Как то я спросил у местной старушки, почему это Афоня такой станный и все время улыбается, и она рассказала мне, как это случилось. По ее словам, во время войны, зимой 1942 года фронт вплотную подошел к Звенигороду. Вернее спошной линии фронта не было, просто в одних деревнях стояли немецкие части, в других наши, а в некоторых вообще не было никаких войск – нейтральная полоса. Афоня был еще ребенком и ему не повезло. В их деревеньку вошла немецкая часть и в ней был развернут полевой немецкий госпиталь, в который с линии огня шел большой поток раненных немецких солдат. Госпиталю нужна была свежая кровь для переливаний, и проблема была решена по немецкому быстро, четко и рационально – был организован сбор русских ребятишек, их подвешивали на специальных приспособлениях вниз головой и сцеживали кровь до тех пор, пока она переставала течь. Ребенок обычно к этому времени терял сознание, и тело выбрасывали в заснеженный овраг, расположенный недалеко от госпиталя. Мало кто из них выжил. Афоне повезло, он пришел в себя и выполз из этого оврага, после его подобрали какие-то люди. Вскоре немцев выбили из деревни, но семья его пропала, дом был разрушен во время боевых действий и Афоня попал в местный детдом. В общем как то выжил, но полностью в себя так и не пришел, и на всю жизнь глупая улыбка застыла на его лице. Я конечно не был до конца уверен в правдивости деталей этой жуткой истории, похожей чем-то на сюжет из недавно прочитанного мной тогда романа Герберта Уэлса. Вероятно, что-то подобное могло происходить тогда. Мы спросили как-то об этом Афоню – брали ли фашисты у него кровь. Он по обыкновению улыбнулся и сказал, что да, брали. Подробностей не рассказывал, да мы и не спрашивали больше. Компенсации из Германии он конечно не получил – какая уж тут компенсация, главное что живой остался и на том спасибо. Так и жил у нас на поселке этот странный пожилой мужчина с блуждающей на лице глупой улыбкой. Рыжий выделял его из всех жителей и всегда отдавал ему приоритет - кто бы не звал его гулять стоило позвать его Афоне он всегда шел с ним. Что – то их связывало.

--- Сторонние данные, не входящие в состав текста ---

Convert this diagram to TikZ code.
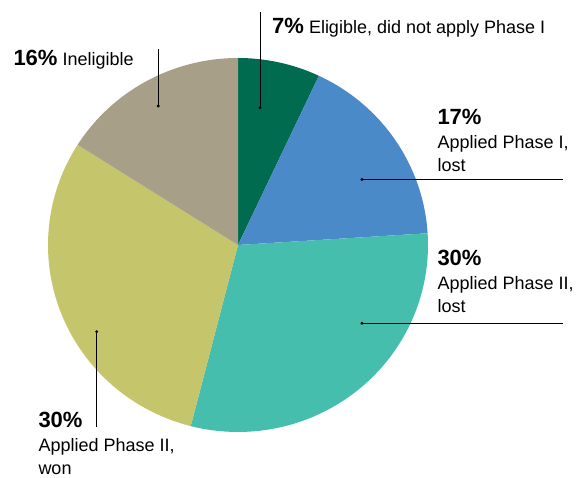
\documentclass[tikz,border=0pt]{standalone}
\usepackage{fontspec}
\setmainfont{Liberation Sans}

\definecolor{eligible}{HTML}{006B4F}
\definecolor{lostone}{HTML}{4A8AC8}
\definecolor{losttwo}{HTML}{45BEAD}
\definecolor{wontwo}{HTML}{C5C56C}
\definecolor{inelig}{HTML}{A79F87}

\newcommand{\pctnum}[1]{{\bfseries\fontsize{22}{24}\selectfont #1}}

\tikzset{
	leader/.style={draw=black, line width=0.8pt},
	lbl/.style={font=\fontsize{18}{23.5}\selectfont, align=left, anchor=base west, inner sep=0pt},
}

\begin{document}
\begin{tikzpicture}[x=1pt, y=1pt]
	\useasboundingbox (0,0) rectangle (581,478);
	\coordinate (c) at (238,233);

	\fill [eligible] (c) -- ++(90:190pt and 187pt) arc[start angle=90, end angle=64.8, x radius=190pt, y radius=187pt] -- cycle;
	\fill [lostone] (c) -- ++(64.8:190pt and 187pt) arc[start angle=64.8, end angle=3.6, x radius=190pt, y radius=187pt] -- cycle;
	\fill [losttwo] (c) -- ++(3.6:190pt and 187pt) arc[start angle=3.6, end angle=-104.4, x radius=190pt, y radius=187pt] -- cycle;
	\fill [wontwo] (c) -- ++(-104.4:190pt and 187pt) arc[start angle=-104.4, end angle=-212.4, x radius=190pt, y radius=187pt] -- cycle;
	\fill [inelig] (c) -- ++(147.6:190pt and 187pt) arc[start angle=147.6, end angle=90, x radius=190pt, y radius=187pt] -- cycle;

	% leader lines
	\coordinate (d7) at (260,370.3);   \coordinate (e7) at (260,466);
	\coordinate (d16) at (158.3,372);  \coordinate (e16) at (158.3,429);
	\coordinate (d17) at (362,298.5);  \coordinate (e17) at (562.5,298.5);
	\coordinate (d30l) at (362,154.7); \coordinate (e30l) at (562.5,154.7);
	\coordinate (d30w) at (96.7,146.3); \coordinate (e30w) at (96.7,50.7);
	\foreach \d/\e in {d7/e7, d16/e16, d17/e17, d30l/e30l, d30w/e30w} {
		\draw [leader] (\d) -- (\e);
		\fill (\d) circle[radius=1.6pt];
	}

	% multi-line labels sit on the baseline of their last line
	\node (t7) at (272,444) [lbl] {\pctnum{7\%} Eligible, did not apply Phase I};
	\node (t16) at (13.3,412.3) [lbl] {\pctnum{16\%} Ineligible};
	\node (t17) at (437.3,306.3) [lbl] {\pctnum{17\%}\\Applied Phase I,\\lost};
	\node (t30l) at (437.3,165.3) [lbl] {\pctnum{30\%}\\Applied Phase II,\\lost};
	\node (t30w) at (38.3,3) [lbl] {\pctnum{30\%}\\Applied Phase II,\\won};
\end{tikzpicture}
\end{document}
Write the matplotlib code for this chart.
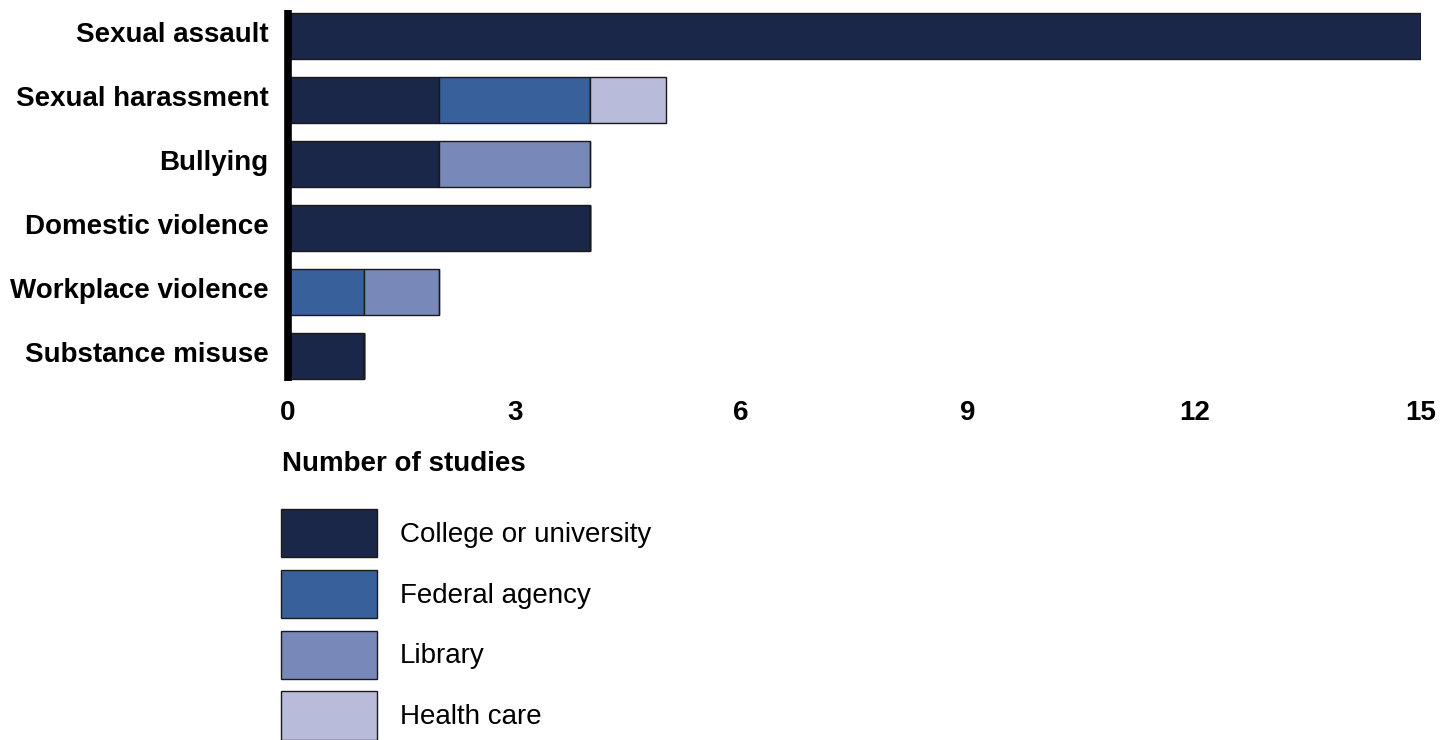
import matplotlib
matplotlib.use("Agg")
import matplotlib.pyplot as plt
import matplotlib.transforms as mtransforms
import numpy as np

plt.rcParams['font.family'] = ['Liberation Sans', 'DejaVu Sans']

categories = ["Sexual assault", "Sexual harassment", "Bullying",
              "Domestic violence", "Workplace violence", "Substance misuse"]
college = [15, 2, 2, 4, 0, 1]
federal = [0, 2, 0, 0, 1, 0]
library = [0, 0, 2, 0, 1, 0]
health = [0, 1, 0, 0, 0, 0]

series = [("College or university", college, "#1b2748"),
          ("Federal agency", federal, "#38619c"),
          ("Library", library, "#7888b8"),
          ("Health care", health, "#b8bcda")]
xticks = [0, 3, 6, 9, 12, 15]

W, H = 1456, 740
fig = plt.figure(figsize=(W / 100, H / 100), dpi=100)
ax = fig.add_axes([288 / W, 1 - 381 / H, (1421 - 288) / W, (381 - 10) / H])

y = np.arange(len(categories))
left = np.zeros(len(categories))
handles = []
for name, vals, color in series:
    vals = np.array(vals, dtype=float)
    bars = ax.barh(y, vals, left=left, height=0.72, color=color,
                   edgecolor="#1a1a1a", linewidth=1.0, label=name)
    handles.append(bars)
    left += vals

ax.set_ylim(5.39, -0.41)
ax.set_xlim(0, 15)
ax.set_yticks(y)
ax.set_yticklabels(categories, fontsize=20, fontweight="bold")
ax.set_xticks(xticks)
ax.set_xticklabels([str(t) for t in xticks], fontsize=20, fontweight="bold")
ax.tick_params(axis="both", length=0)
ax.tick_params(axis="y", pad=14)
ax.tick_params(axis="x", pad=14)

# labels sit a little above the bar centres in the original
shift = mtransforms.ScaledTranslation(0, 3 / 72, fig.dpi_scale_trans)
for lbl in ax.get_yticklabels():
    lbl.set_transform(lbl.get_transform() + shift)

for s in ["top", "right", "bottom"]:
    ax.spines[s].set_visible(False)
ax.spines["left"].set_linewidth(5.5)
ax.spines["left"].set_color("black")
ax.spines["left"].set_capstyle("butt")
ax.set_zorder(1)

fig.text(282 / W, 1 - 464 / H, "Number of studies", fontsize=20,
         fontweight="bold", ha="left", va="center")

fig.legend(handles=handles, loc="upper left",
           bbox_to_anchor=(281 / W, 1 - 509 / H), frameon=False,
           fontsize=20, handlelength=3.45, handleheight=2.3,
           labelspacing=0.45, handletextpad=0.83, borderpad=0,
           borderaxespad=0)

fig.savefig("out.png", dpi=100)
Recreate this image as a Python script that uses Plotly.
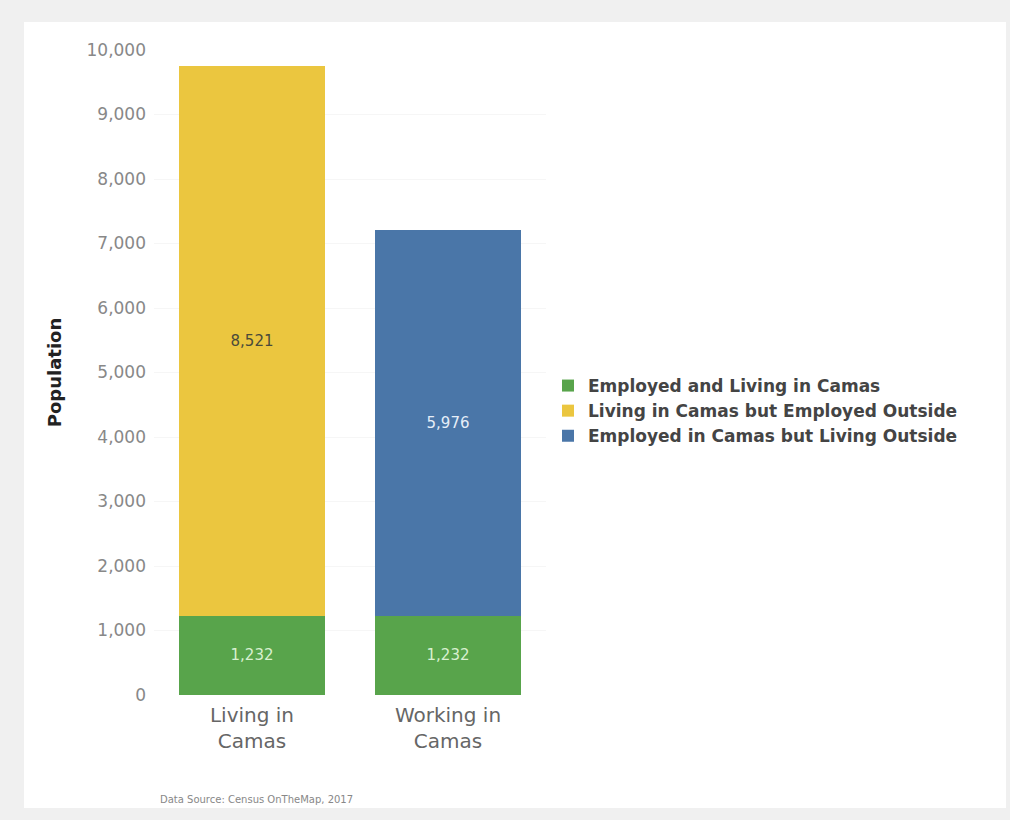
import plotly.graph_objects as go

categories = ["Living in<br>Camas", "Working in<br>Camas"]
employed_living = [1232, 1232]
living_outside = [8521, None]
working_outside = [None, 5976]
series_names = ["Employed and Living in Camas",
                "Living in Camas but Employed Outside",
                "Employed in Camas but Living Outside"]
colors = ["#58a44b", "#ebc63f", "#4a76a8"]
text_colors = ["#d8f0d0", "#4a4a3a", "#e6eef8"]
tick_vals = [0, 1000, 2000, 3000, 4000, 5000, 6000, 7000, 8000, 9000, 10000]
tick_text = ["0", "1,000", "2,000", "3,000", "4,000", "5,000", "6,000",
             "7,000", "8,000", "9,000", "10,000"]

FONT = "DejaVu Sans"
fig = go.Figure()
for vals, name, col, tcol in zip([employed_living, living_outside, working_outside],
                                 series_names, colors, text_colors):
    fig.add_trace(go.Bar(
        x=categories, y=vals, name="<b>" + name + "</b>",
        marker=dict(color=col, line=dict(width=0)),
        texttemplate="%{y:,}", textposition="inside", insidetextanchor="middle",
        textfont=dict(color=tcol, size=15, family=FONT), textangle=0,
    ))

L, R, T, B = 154, 464, 50, 125
W, H = 1010 - L - R, 820 - T - B

fig.update_layout(
    width=1010, height=820,
    margin=dict(l=L, r=R, t=T, b=B, pad=0),
    barmode="stack", bargap=0.255,
    paper_bgcolor="#f0f0f0", plot_bgcolor="white",
    font=dict(family=FONT),
    showlegend=True,
    legend=dict(x=(548 - L) / W, y=(695 - 411) / H, xanchor="left", yanchor="middle",
                traceorder="normal", font=dict(size=17, color="#444", family=FONT),
                bgcolor="rgba(0,0,0,0)", itemclick=False, tracegroupgap=0),
    xaxis=dict(tickfont=dict(size=20, color="#666", family=FONT), showgrid=False,
               showline=False, ticks="", ticklabelstandoff=6),
    yaxis=dict(range=[0, 10000], tickvals=tick_vals, ticktext=tick_text,
               tickfont=dict(size=17, color="#888", family=FONT),
               showgrid=True, gridcolor="#f6f6f6", gridwidth=1, zeroline=False,
               ticks="", ticklabelstandoff=7,
               title=dict(text="<b>Population</b>", font=dict(size=18, color="#222", family=FONT),
                          standoff=20)),
    shapes=[dict(type="rect", xref="paper", yref="paper", layer="below",
                 x0=(24 - L) / W, x1=(1006 - L) / W, y0=(695 - 808) / H, y1=(695 - 22) / H,
                 fillcolor="white", line=dict(width=0))],
    annotations=[dict(text="Data Source: Census OnTheMap, 2017", xref="paper", yref="paper",
                      x=(158 - L) / W, y=(695 - 799) / H, xanchor="left", yanchor="middle",
                      showarrow=False, font=dict(size=10, color="#888", family=FONT))],
)

fig.write_html("out.html", config={"displayModeBar": False},
               post_script="document.body.style.margin='0';document.body.style.overflow='hidden';")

Как-то зимой Афоня умер. Наверное не выдержало сердце. Афоню похоронили, в квартиру, в которой он жил со временем поселили другого рабочего. А через несколько дней после похорон участковый Голенищев вызвал собачников для отстрела бродячих собак. Рыжий попытался скрыться, но не смог бежать быстро на своих коротких кривых лапах и его застрелили прямо у дома, труп закинули в кузов. На утоптанном снегу остались пятна крови Рыжего. Снег больше этой зимой не падал и эти пятна, со временем почерневшие, так и оставались на нем до весны. Весной, когда снег начал таять они исчезли.